A blend of compounds coating stainless steel mesh (top) or polyester fabric (bottom) allows water (blue) to wet the surface while oil (red) is repelled and beads up. Such filters could help clean up oil spills. A. Kota et al./Nature Communications 2012

Such filters could prove useful for cleaning up oil spills or cleaning water at treatment plants. 

A simple setup using the new filter successfully removed more than 99.99 percent of oil from an oil-water mix, researchers report online August 28 in Nature Communications.

Oil and water both stick to their own, staying on opposite sides of the room at a molecular cocktail party. But add a chemical called a surfactant — molecules that are partly attracted to water and partly attracted to oil — and you’ve got a social lubricant that forces water and oil to mingle. Once this socializing happens, it’s difficult to undo.

One way to get them apart is with a filtering membrane coated with water-hating molecules — such membranes allow oil through, but not water. Think of a nonstick Teflon pan, says materials scientist Anish Tuteja, who led the new work. Oil moves smoothly across such surfaces but water beads up. But these filters require energy to force stuff through them, and they often become fouled after a few hours. Also, water is denser than oil, so it can sit on top of such filters, making it harder for oil to get through.

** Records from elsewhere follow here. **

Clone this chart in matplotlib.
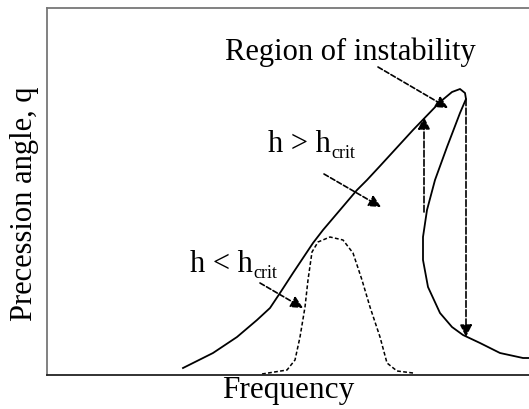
import matplotlib
matplotlib.use('Agg')
import matplotlib.pyplot as plt

plt.rcParams['font.family'] = ['Liberation Serif', 'DejaVu Serif']

# response curve for h > h_crit (goes up, folds back and drops)
solid_x = [136, 166, 190, 210, 223, 233, 246, 266, 276, 293, 310, 320, 333, 366, 393,
           405, 413, 418, 419, 413, 400, 388, 380, 376, 376, 381, 393, 405, 416, 433,
           453, 476, 482]
solid_y = [7, 22, 38, 55, 67, 82, 102, 132, 145, 165, 185, 195, 209, 245, 273,
           283, 286, 282, 276, 262, 228, 195, 165, 138, 115, 88, 62, 48, 40, 32,
           22, 17, 17]

# response curve for h < h_crit
dotted_x = [215, 240, 248, 253, 258, 261, 265, 271, 283, 296, 306, 315, 323, 333, 340, 350, 366]
dotted_y = [1, 5, 15, 38, 68, 95, 123, 133, 138, 135, 122, 95, 68, 38, 12, 4, 2]

# annotation text (left, baseline), subscripts and arrows (tail -> head)
labels = ['Region of instability', 'h > h', 'h < h']
subscripts = ['', 'crit', 'crit']
label_pos = [(178, 315), (221, 223), (143, 103)]
arrow_tail = [(331, 308), (277, 201), (213, 92)]
arrow_head = [(401, 267), (334, 168), (256, 67)]

# jump arrows (vertical)
jump_x = [377, 419]
jump_from = [163, 276]
jump_to = [258, 38]

fig = plt.figure(figsize=(5.29, 4.09), dpi=100)
ax = fig.add_axes([47 / 529, 34 / 409, 1 - 47 / 529, 367 / 409])

ax.plot(solid_x, solid_y, color='black', lw=1.3, solid_joinstyle='round')
ax.plot(dotted_x, dotted_y, color='black', lw=1.1, ls=(0, (2.5, 1.5)))

for lab, sub, pos, tail, head in zip(labels, subscripts, label_pos, arrow_tail, arrow_head):
    t = ax.text(pos[0], pos[1], lab, fontsize=22, ha='left', va='baseline')
    if sub:
        ax.annotate(sub, xy=(1, 0), xycoords=t, xytext=(0.5, 0.5),
                    textcoords='offset points', fontsize=13, va='baseline')
    ax.annotate('', xy=head, xytext=tail,
                arrowprops=dict(arrowstyle='-|>', color='black', lw=1.2,
                                ls=(0, (3, 1.5)), mutation_scale=18,
                                shrinkA=0, shrinkB=0))

for x, y0, y1 in zip(jump_x, jump_from, jump_to):
    ax.annotate('', xy=(x, y1), xytext=(x, y0),
                arrowprops=dict(arrowstyle='-|>', color='black', lw=1.2,
                                ls=(0, (4, 1.5)), mutation_scale=18,
                                shrinkA=0, shrinkB=0))

ax.set_xlim(0, 482)
ax.set_ylim(0, 367)
ax.set_xticks([])
ax.set_yticks([])
ax.spines['right'].set_visible(False)
ax.spines['left'].set_color('#777777')
ax.spines['top'].set_color('#777777')
ax.spines['bottom'].set_color('#222222')
for s in ax.spines.values():
    s.set_linewidth(1.3)

ax.set_xlabel('Frequency', fontsize=22.5, labelpad=1)
ax.set_ylabel('Precession angle, q', fontsize=22)
ax.yaxis.set_label_coords(-0.016, 0.466)

fig.savefig('out.png', dpi=100)
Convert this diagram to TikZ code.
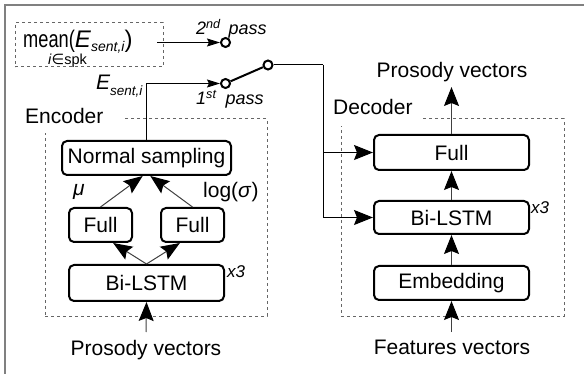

The new membrane is the opposite of Teflon, allowing water to pass through it, but not oil. And it works with gravity alone.

“This is nice work,” says chemical engineer Di Gao of the University of Pittsburgh, who wasn’t involved in the research. “It’s not too hard to make a surface that repels water but likes oil — but to do it the other way is hard.”

To make their membranes, Tuteja and his colleagues start with a filter scaffolding — this can be wire screen, filter paper or a piece of polyester fabric. Then the researchers dip the screen in a blend containing two compounds: POSS (fluorodecyl polyhedral oligomeric silsesquioxane) and PEGDA (polyethylene glycol diacrylate). A minute or so under ultraviolet light cures the membrane, and it’s hardened and ready to use.

When a water-oil mix is poured onto the filter, the PEGDA is attracted to the water and tries to bond with it, which contorts the surface of the filter on a molecular level, pulling the water through. The oil, which is less dense than water, stays on top.

“It’s a very counterintuitive filter,” says Tuteja, of the University of Michigan.

Tuteja and his colleagues put the new filter into a simple device to separate oil and water. When a mixture is poured into the container, water flows through the POSS-PEGDA filter into the bottom of the container. A second, traditional filter allows oil sitting atop the water to be diverted off to the side into a different container. The setup worked quite nicely, separating rapeseed oil and water, for example, and the diesellike hexadecane and water. Instead of requiring vacuums or elaborate setups that use pressure and power to force a mixture through a filter, the new arrangement uses only gravity.

“The research is excellent, the membrane is a feat in itself,” says marine engineer Jerome Milgram of MIT. He adds that it remains to be seen whether such a setup would work in the field. An oil spill in the ocean, for example, might require thousands of hours and thousands of gallons to be filtered.